Wyoming County Housing & Redevelopment Authorities grants administrator Lisa Hahn (top, left) distributes an agenda to county commissioners (from right) Tom Henry and Judy Mead and solicitor Paul Litwin concerning 2017 CBDG applications. Wyoming County chief clerk Bill Gaylord (above) displays a plaque presented by the County Commissioners Association of Pennsylvania acknowledging the county as a charter member of the liability insurance pool called PCORP.
Photos and story by Rick Hiduk
(As published in the Rocket-Courier)
The Nov. 28 meeting of the Wyoming County Commissioners opened with a public meeting of the Housing & Redevelopment Authorities (HRA) during which grants administrator Lisa Hahn announced that applications for 2017 Community Block Development Grants (CBDG) will be accepted through Friday, Dec. 15. The applications will be reviewed by the HRA and brought back to the commissioners for approval on Tuesday, Dec. 26.
Just over $222,000 has been allocated for grants, which can be obtained for projects under the following categories: housing infrastructure, economic development, and public services. These include but are not limited to demolition of blighted properties, handicap accessibility, infrastructure projects, planning and activities, and code enforcement, Hahn explained.
Applications must meet one of three national objectives: benefit to low- to moderate-income (LMI) persons, elimination of slums or blight, or urgent need. On the latter, Hahn offered failing infrastructure such as a water or sewer system as an example. To meet the national objectives as determined by HUD, grantees must expend no less than 70 percent of the funds for projects that benefit LMI persons. The remaining 30 percent can cover administrative and audit fees.
Though the window of opportunity always seems slim, municipalities and other interested parties are encouraged to submit applications, as remaining funds will be otherwise deferred to the County-Wide Housing Rehabilitation Fund after Dec. 26.The number of grant applications submitted for this program seldom matches the funds available. Private properties may benefit from the grants, Hahn noted, but an agency or municipality must complete the application on behalf of the owners.
After the advertised public meeting had been completed, Hahn remained to field some questions and concerns about HRA by citizens in attendance. Most of them came from Forkston resident Louise Kling, who has been questioning the Authorities’ ethics and transparency for months as they pertain to funds earmarked for victims of the 2011 floods. She noted that her repeated requests for a copy of the advertisement for the first public meeting at which $500,000 in disaster relief funds was to be moved to a housing project had not yet been granted.

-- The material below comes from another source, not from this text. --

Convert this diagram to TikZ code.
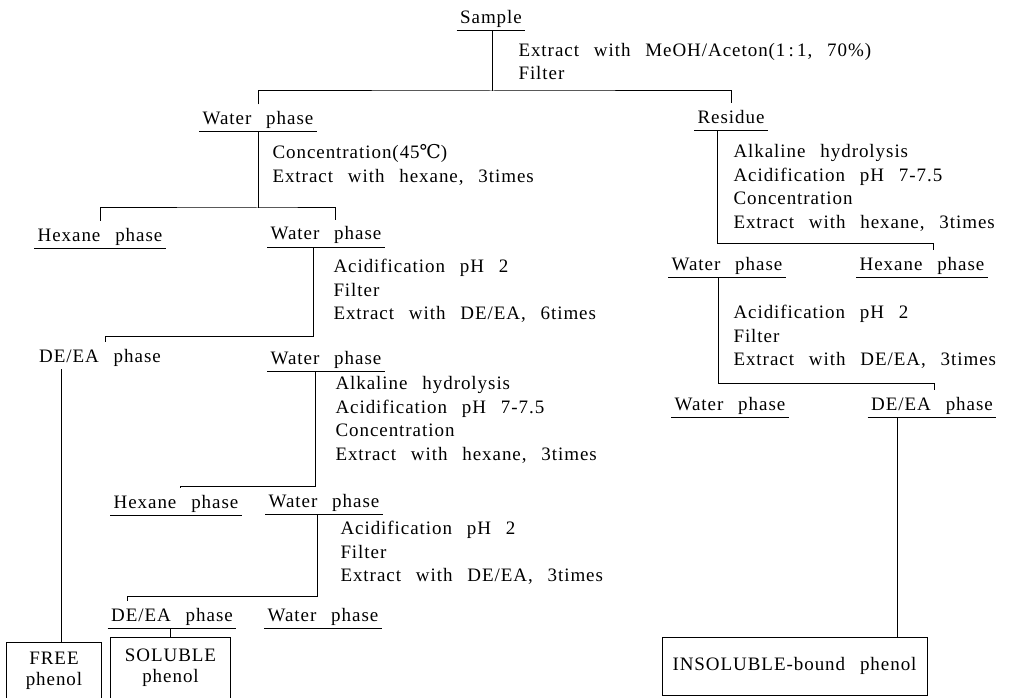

Kling also related that she was having a tough time getting through to the Housing & Redevelopment Authorities office, noting that there was often no answer at all and that her calls were not being returned when she was able to leave a message. In particular, Kling was trying to make sure last week that there was a public meeting of the HRA scheduled for Nov. 22. The web page for the Authorities indicates that the public meetings are held on the third Wednesday of each month, which would have been Nov. 15. Nonetheless, a meeting was held on Nov. 22 which she had hoped to attend but didn’t want to drive an hour without confirmation.
Hahn apologized to Kling for the difficulties she had experienced reaching the HRA office and gave her a direct line to Hahn’s desk.
In other news, the commissioners approved a pair of property inspections to detect lead-based paint as per the Housing Rehabilitation Program. A new grant agreement with PEMA was signed that assures the county’s cooperation with a large emergency services inter-connectivity project that is expected to be completed by the end of 2018. Commissioner Tom Henry deferred questions about the NorthCom Regional CAD project, which will cover Bradford, Potter and Wyoming counties to 911 director Jeff Porter, who was currently out of the office.
The commissioners accepted a bid by Stanley Security to replace a deteriorating control panel at the Wyoming County Prison. The new panel will replace one that has been used to control security and other functions at the jail for the past 10 years that has been upgraded as many times as it could be. The $52,000 will be factored into next year’s budget, and the panel will take about three months to build.
Chief clerk Bill Gaylord announced in his report that Wyoming County has been acknowledged as a 30-year member of PCORP, a liability insurance pool sponsored by the County Commissioners Association of Pennsylvania (CCAP).
“We’ve been charter members since 1987 with the Pennsylvania County Risk Pool,” Gaylord explained in a separate interview. “I’ve been fortunate to be part of the board for the last 23 years, which I’ve enjoyed thoroughly.” PCORP supplies general liability, auto liability, property coverage, and crime coverage to county governments from its office near Harrisburg.
“It’s a very successful program that benefits 50 of 67 counties in the state,” Gaylord continued. “I think the cost savings of being part of the pool is the biggest advantage. But we also benefit from the services provided by the PCORP staff. That includes free training sessions in almost every aspect of county government.”
A draft of Wyoming County’s 2018 budget will be available for inspection as of Wednesday, Dec. 5 in the commissioners office. Henry noted that all of the departments were still tweaking their numbers, but the document should be available for review on time. The budget will be brought up for approval at the Dec. 26 commissioners meeting.